On the upside, however, The Disney+ app is compatible with Apple’s TV app, which means that you’ll be able to find content on the Disney+ service using Siri searches or simply browsing through the TV app, and whatever you’re watching will automatically appear in the Up Next section of the TV app, synced across all of your tvOS and iOS devices.
Disney+ is also expected to launch in Puerto Rico, Australia, and New Zealand next week on Nov. 19, although it won’t be making it to any other countries until next March, when it’s expected to arrive in the U.K., France, Germany, Italy, and Spain.
You May Have to Wait in Line
It seems that the launch of Disney+ has been so popular that the service has been overwhelmed by users signing up and trying it out.
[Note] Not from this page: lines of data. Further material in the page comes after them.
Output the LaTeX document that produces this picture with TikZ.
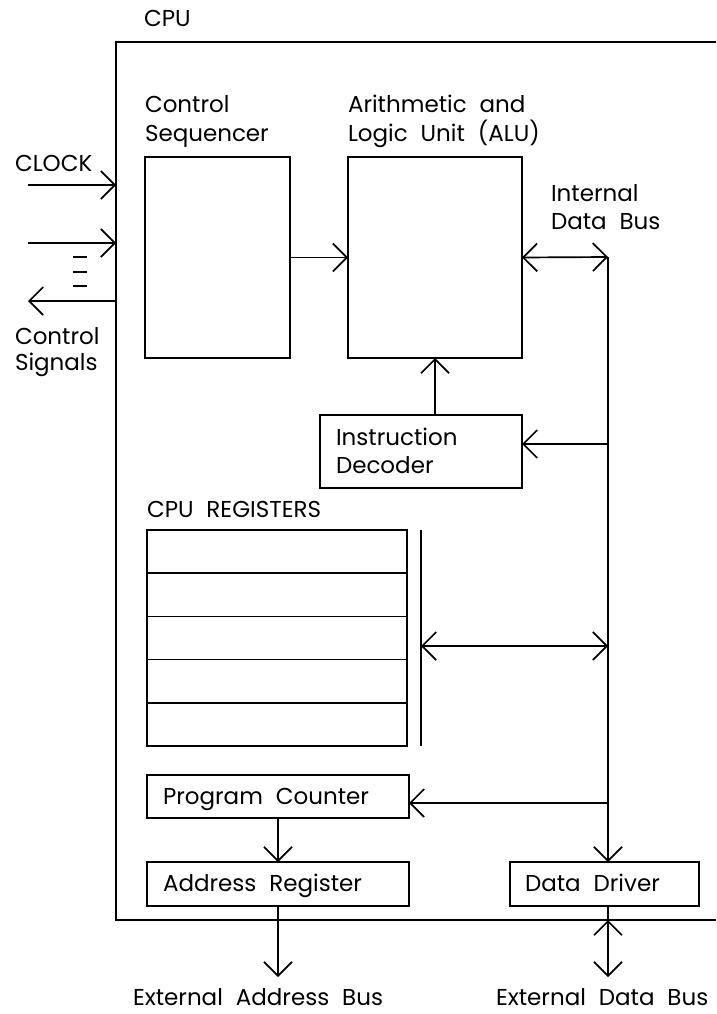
\documentclass[tikz,border=0pt]{standalone}
\usepackage{fontspec}
\setmainfont[WordSpace=2.1]{Poppins}
\usetikzlibrary{arrows.meta,calc}
\tikzset{
  box/.style={draw, line width=1.7pt, inner sep=0pt, outer sep=0pt},
  lbl/.style={anchor=base west, inner sep=0pt, outer sep=0pt, font=\fontsize{23}{28}\selectfont},
  ln/.style={line width=1.7pt},
  arr/.style={line width=1.7pt, -{Straight Barb[length=14pt,width=28pt]}},
  darr/.style={line width=1.7pt, {Straight Barb[length=14pt,width=28pt]}-{Straight Barb[length=14pt,width=28pt]}}
}
\begin{document}
\begin{tikzpicture}[x=1pt,y=-1pt]
\useasboundingbox (0,0) rectangle (716,1014);
% outer CPU box (right side beyond the frame)
\draw[ln] (716,42) -- (116,42) -- (116,920) -- (716,920);
\node[lbl] (tcpu) at (144,27) {CPU};
% boxes
\node[box, minimum width=145pt, minimum height=201pt] (cs) at (217.5,257.5) {};
\node[box, minimum width=174pt, minimum height=201pt] (alu) at (435,257.5) {};
\node[box, minimum width=202pt, minimum height=73pt] (id) at (421,451.5) {};
\node[box, minimum width=260pt, minimum height=216pt] (regs) at (277,638) {};
\node[box, minimum width=262pt, minimum height=43pt] (pc) at (278,796.5) {};
\node[box, minimum width=262pt, minimum height=44pt] (ar) at (278,884) {};
\node[box, minimum width=189pt, minimum height=44pt] (dd) at (604.5,884) {};
% register rows
\foreach \k in {1,2,3,4}
  \draw[ln] ($(regs.north west)!\k/5!(regs.south west)$) -- ($(regs.north east)!\k/5!(regs.south east)$);
% labels
\node[lbl] (tcs1) at (145,113) {Control};
\node[lbl] (tcs2) at (145,142) {Sequencer};
\node[lbl] (talu1) at (348,113) {Arithmetic and};
\node[lbl] (talu2) at (348,142) {Logic Unit (ALU)};
\node[lbl] (tidb1) at (551,201) {Internal};
\node[lbl] (tidb2) at (551,229) {Data Bus};
\node[lbl] (tid1) at (336,445) {Instruction};
\node[lbl] (tid2) at (336,473) {Decoder};
\node[lbl] (treg) at (147,517) {CPU REGISTERS};
\node[lbl] (tpc) at (163,804) {Program Counter};
\node[lbl] (tar) at (163,891) {Address Register};
\node[lbl] (tdd) at (525,891) {Data Driver};
\node[lbl] (tclk) at (15,171) {CLOCK};
\node[lbl] (tcsg1) at (15,344) {Control};
\node[lbl] (tcsg2) at (15,370) {Signals};
\node[lbl, text depth=0pt] (teab) at (133,1005) {External Address Bus};
\node[lbl, text depth=0pt] (tedb) at (496,1005) {External Data Bus};
% coordinates
\coordinate (bustop) at (608,257);
\coordinate (busid) at (608,444);
\coordinate (busreg) at (608,646);
\coordinate (buspc) at (608,803);
\coordinate (busdd) at (608,862);
\coordinate (bartop) at (421,530);
\coordinate (barbot) at (421,746);
\coordinate (barmid) at (421,646);
\coordinate (ddbot) at (608,906);
\coordinate (ddedge) at (608,920);
\coordinate (ddend) at (608,977);
\coordinate (arend) at (278,977);
\coordinate (in1s) at (28,185);
\coordinate (in1e) at (116,185);
\coordinate (in2s) at (28,243);
\coordinate (in2e) at (116,243);
\coordinate (outs) at (116,301);
\coordinate (oute) at (28,301);
% connectors
\draw[arr] (cs.east) -- (alu.west);
\draw[darr] (alu.east) -- (bustop);
\draw[ln] (bustop) -- (busdd);
\draw[arr] (buspc) -- (busdd);
\draw[arr] (busid) -- (busid -| id.east);
\draw[arr] (alu.south |- id.north) -- (alu.south);
\draw[ln] (bartop) -- (barbot);
\draw[darr] (barmid) -- (busreg);
\draw[arr] (buspc) -- (buspc -| pc.east);
\draw[arr] (pc.south) -- (ar.north);
\draw[arr] (ar.south) -- (arend);
\draw[ln] (ddbot) -- (ddedge);
\draw[darr] (ddedge) -- (ddend);
\draw[arr] (in1s) -- (in1e);
\draw[arr] (in2s) -- (in2e);
\draw[arr] (outs) -- (oute);
\foreach \y [count=\i] in {257,272,286}
  \draw[ln] (73,\y) coordinate (dsh\i a) -- (87,\y) coordinate (dsh\i b);
\end{tikzpicture}
\end{document}
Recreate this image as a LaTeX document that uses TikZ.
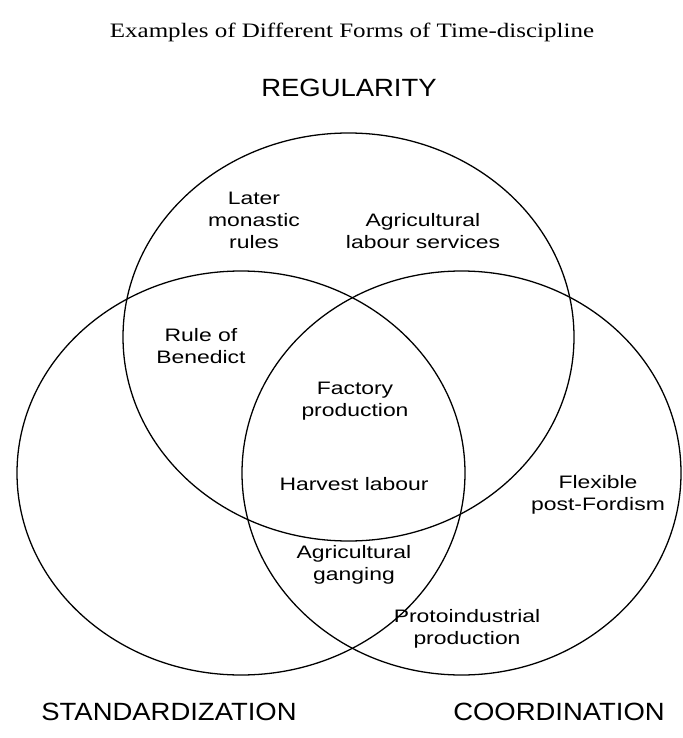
\documentclass[tikz,border=0pt]{standalone}
\usepackage{fontspec}
\setmainfont{Liberation Serif}
\newfontfamily\regionfont[FakeStretch=1.27]{Liberation Sans}
\newfontfamily\axisfont[FakeStretch=1.1]{Liberation Sans}
\newfontfamily\titlefont[FakeStretch=1.22]{Liberation Serif}
\usetikzlibrary{positioning}

\begin{document}
\begin{tikzpicture}[x=0.03cm, y=-0.03cm,
  set/.style={draw, line width=1.1pt},
  region/.style={font=\regionfont\fontsize{15.4}{18.8}\selectfont, align=center, inner sep=0pt},
  axis/.style={font=\axisfont\fontsize{21.3}{25}\selectfont, inner sep=0pt}]

\useasboundingbox (0,0) rectangle (683,738);

% the three sets
\coordinate (regc) at (348.5,337);
\coordinate (stdc) at (241,473);
\coordinate (cooc) at (461.5,473);
\draw[set] (regc) ellipse [x radius=225.5, y radius=204];
\draw[set] (stdc) ellipse [x radius=224, y radius=202];
\draw[set] (cooc) ellipse [x radius=219.5, y radius=202];

\node[font=\titlefont\fontsize{17.5}{20}\selectfont, inner sep=0pt] (title) at (352,32) {Examples of Different Forms of Time-discipline};

\node[axis] (regularity) at (349,88) {REGULARITY};
\node[axis] (standard) at (169,712) {STANDARDIZATION};
\node[axis] (coord) at (559,712) {COORDINATION};

\node[region] (monastic) at (254,220) {Later\\monastic\\rules};
\node[region] (services) at (423,231) {Agricultural\\labour services};
\node[region] (benedict) at (201,346) {Rule of\\Benedict};
\node[region] (factory) at (355,401) {Factory\\production};
\node[region] (harvest) at (354,484) {Harvest labour};
\node[region] (fordism) at (598,495) {Flexible\\post-Fordism};
\node[region] (ganging) at (354,565) {Agricultural\\ganging};
\node[region] (proto) at (467,629) {Protoindustrial\\production};

\end{tikzpicture}
\end{document}
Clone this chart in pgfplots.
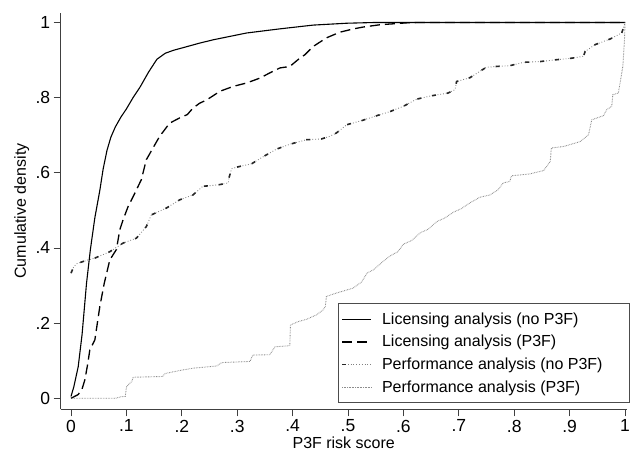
\documentclass[border=0pt]{standalone}
\usepackage{fontspec}
\setmainfont{Liberation Sans}
\usepackage{pgfplots}
\pgfplotsset{compat=1.18}

\begin{document}
\begin{tikzpicture}
\useasboundingbox (-60.7bp,-42.7bp) rectangle (571.3bp,409.3bp);
\begin{axis}[
  at={(0,0)}, anchor=south west,
  scale only axis, width=566bp, height=396.6bp,
  xmin=-0.0186, xmax=1.003, ymin=-0.0293, ymax=1.026,
  axis x line*=bottom, axis y line*=left,
  axis line style={-, line width=0.9bp, black!75},
  tick align=outside, major tick length=7bp,
  tick style={line width=0.9bp, black!75},
  xtick={0,0.1,0.2,0.3,0.4,0.5,0.6,0.7,0.8,0.9,1},
  xticklabels={0,.1,.2,.3,.4,.5,.6,.7,.8,.9,1},
  ytick={0,0.2,0.4,0.6,0.8,1},
  yticklabels={0,.2,.4,.6,.8,1},
  ticklabel style={font=\fontsize{17.5bp}{20bp}\selectfont},
  xlabel={P3F risk score}, ylabel={Cumulative density},
  label style={font=\fontsize{16bp}{19bp}\selectfont},
  xlabel style={at={(axis description cs:0.5,-0.0985)}, anchor=base, inner sep=0pt},
  ylabel style={at={(axis description cs:-0.0689,0.5)}, anchor=center},
  legend cell align=left,
  legend image code/.code={\draw[#1] (0bp,0bp) -- (29bp,0bp);},
  legend style={at={(axis description cs:1.0058,0.0159)}, anchor=south east,
    draw=black!70, line width=0.8bp, inner xsep=3bp, inner ysep=7bp,
    font=\fontsize{16bp}{19bp}\selectfont, row sep=5.5bp, column sep=8bp,
    nodes={inner sep=2bp}},
]
% Licensing analysis (no P3F)
\addplot[black, line width=1.1bp] coordinates {
(0,0.005) (0.005,0.03) (0.013,0.084) (0.02,0.17) (0.028,0.306) (0.035,0.396)
(0.043,0.48) (0.052,0.553) (0.058,0.61) (0.065,0.66) (0.072,0.695) (0.08,0.722)
(0.09,0.748) (0.1,0.770) (0.112,0.80) (0.125,0.829) (0.14,0.868) (0.155,0.902)
(0.17,0.918) (0.185,0.926) (0.2,0.932) (0.232,0.945) (0.257,0.954) (0.317,0.972)
(0.377,0.983) (0.437,0.993) (0.498,0.998) (0.55,1) (1,1)};
\addlegendentry{Licensing analysis (no P3F)}
% Licensing analysis (P3F)
\addplot[black, line width=1.3bp, dash pattern=on 10bp off 5bp] coordinates {
(0,0) (0.013,0.01) (0.02,0.025) (0.025,0.049) (0.03,0.09) (0.034,0.129)
(0.043,0.155) (0.052,0.244) (0.06,0.306) (0.07,0.368) (0.082,0.396)
(0.088,0.448) (0.094,0.475) (0.103,0.51) (0.115,0.545) (0.127,0.582)
(0.136,0.635) (0.16,0.697) (0.178,0.732) (0.196,0.746) (0.21,0.755)
(0.22,0.772) (0.232,0.785) (0.245,0.794) (0.269,0.817) (0.293,0.830)
(0.317,0.839) (0.341,0.852) (0.359,0.866) (0.377,0.879) (0.395,0.883)
(0.413,0.905) (0.422,0.914) (0.437,0.936) (0.461,0.959) (0.485,0.974)
(0.51,0.983) (0.528,0.988) (0.558,0.994) (0.606,0.999) (0.63,1) (1,1)};
\addlegendentry{Licensing analysis (P3F)}
% Performance analysis (no P3F): dotted base
\addplot[black!50, line width=0.9bp, dash pattern=on 0.8bp off 2bp, forget plot] coordinates {
(0,0.333) (0.005,0.35) (0.01,0.358) (0.022,0.364) (0.035,0.37) (0.043,0.373)
(0.07,0.39) (0.094,0.413) (0.118,0.426) (0.136,0.457) (0.145,0.488)
(0.172,0.506) (0.196,0.528) (0.22,0.541) (0.238,0.564) (0.266,0.568)
(0.284,0.573) (0.285,0.586) (0.29,0.611) (0.299,0.615) (0.326,0.624)
(0.347,0.643) (0.371,0.663) (0.395,0.676) (0.425,0.688) (0.452,0.69)
(0.467,0.697) (0.479,0.706) (0.498,0.728) (0.525,0.739) (0.552,0.752)
(0.576,0.763) (0.6,0.777) (0.624,0.796) (0.651,0.805) (0.68,0.812)
(0.693,0.821) (0.696,0.843) (0.72,0.853) (0.738,0.87) (0.75,0.881)
(0.768,0.883) (0.792,0.885) (0.817,0.894) (0.847,0.896) (0.877,0.901)
(0.904,0.905) (0.925,0.910) (0.928,0.923) (0.946,0.941) (0.973,0.956)
(0.994,0.972) (1.0,0.999)};
% Performance analysis (no P3F): dashes
\addplot[black!85, line width=1.6bp, dash pattern=on 4bp off 11bp,
  legend image code/.code={
    \draw[black!50, line width=0.9bp, dash pattern=on 0.8bp off 2bp] (0bp,0bp) -- (29bp,0bp);
    \draw[black!85, line width=1.6bp, dash pattern=on 4bp off 26bp] (0bp,0bp) -- (29bp,0bp);}]
coordinates {
(0,0.333) (0.005,0.35) (0.01,0.358) (0.022,0.364) (0.035,0.37) (0.043,0.373)
(0.07,0.39) (0.094,0.413) (0.118,0.426) (0.136,0.457) (0.145,0.488)
(0.172,0.506) (0.196,0.528) (0.22,0.541) (0.238,0.564) (0.266,0.568)
(0.284,0.573) (0.285,0.586) (0.29,0.611) (0.299,0.615) (0.326,0.624)
(0.347,0.643) (0.371,0.663) (0.395,0.676) (0.425,0.688) (0.452,0.69)
(0.467,0.697) (0.479,0.706) (0.498,0.728) (0.525,0.739) (0.552,0.752)
(0.576,0.763) (0.6,0.777) (0.624,0.796) (0.651,0.805) (0.68,0.812)
(0.693,0.821) (0.696,0.843) (0.72,0.853) (0.738,0.87) (0.75,0.881)
(0.768,0.883) (0.792,0.885) (0.817,0.894) (0.847,0.896) (0.877,0.901)
(0.904,0.905) (0.925,0.910) (0.928,0.923) (0.946,0.941) (0.973,0.956)
(0.994,0.972) (1.0,0.999)};
\addlegendentry{Performance analysis (no P3F)\hspace*{22bp}}
% Performance analysis (P3F)
\addplot[black!45, line width=0.9bp, dash pattern=on 0.7bp off 0.9bp] coordinates {
(0,0) (0.08,0) (0.09,0.004) (0.098,0.005) (0.1,0.03) (0.104,0.037) (0.11,0.045)
(0.112,0.056) (0.165,0.058) (0.17,0.066) (0.19,0.072) (0.2,0.075) (0.22,0.08)
(0.263,0.086) (0.272,0.095) (0.323,0.098) (0.328,0.115) (0.359,0.116)
(0.368,0.137) (0.395,0.14) (0.396,0.195) (0.41,0.204) (0.425,0.21)
(0.443,0.222) (0.455,0.235) (0.459,0.244) (0.461,0.271) (0.479,0.28)
(0.509,0.293) (0.525,0.31) (0.534,0.333) (0.546,0.342) (0.56,0.36)
(0.575,0.378) (0.59,0.39) (0.6,0.41) (0.615,0.42) (0.63,0.44) (0.645,0.45)
(0.66,0.47) (0.675,0.48) (0.69,0.495) (0.705,0.505) (0.72,0.52) (0.738,0.535)
(0.756,0.541) (0.771,0.555) (0.78,0.573) (0.792,0.577) (0.795,0.592)
(0.828,0.597) (0.853,0.606) (0.865,0.63) (0.867,0.666) (0.889,0.67)
(0.919,0.683) (0.934,0.701) (0.94,0.741) (0.961,0.752) (0.967,0.768)
(0.976,0.777) (0.978,0.808) (0.988,0.812) (0.991,0.839) (0.996,0.883)
(0.999,0.954) (1,1)};
\addlegendentry{Performance analysis (P3F)}
\end{axis}
\end{tikzpicture}
\end{document}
While some users are having no problems, there have been a number of reports on Twitter and elsewhere of people finding that they’re unable to connect to Disney+ once they’ve signed up. There are many folks reporting the problem on Twitter, and we’ve encountered this ourselves.
That said, it’s a safe bet this is simply an initial launch surge that’s common to many highly anticipated online services like games, and should calm down as demand settles down and Disney takes steps to deal with the extra load.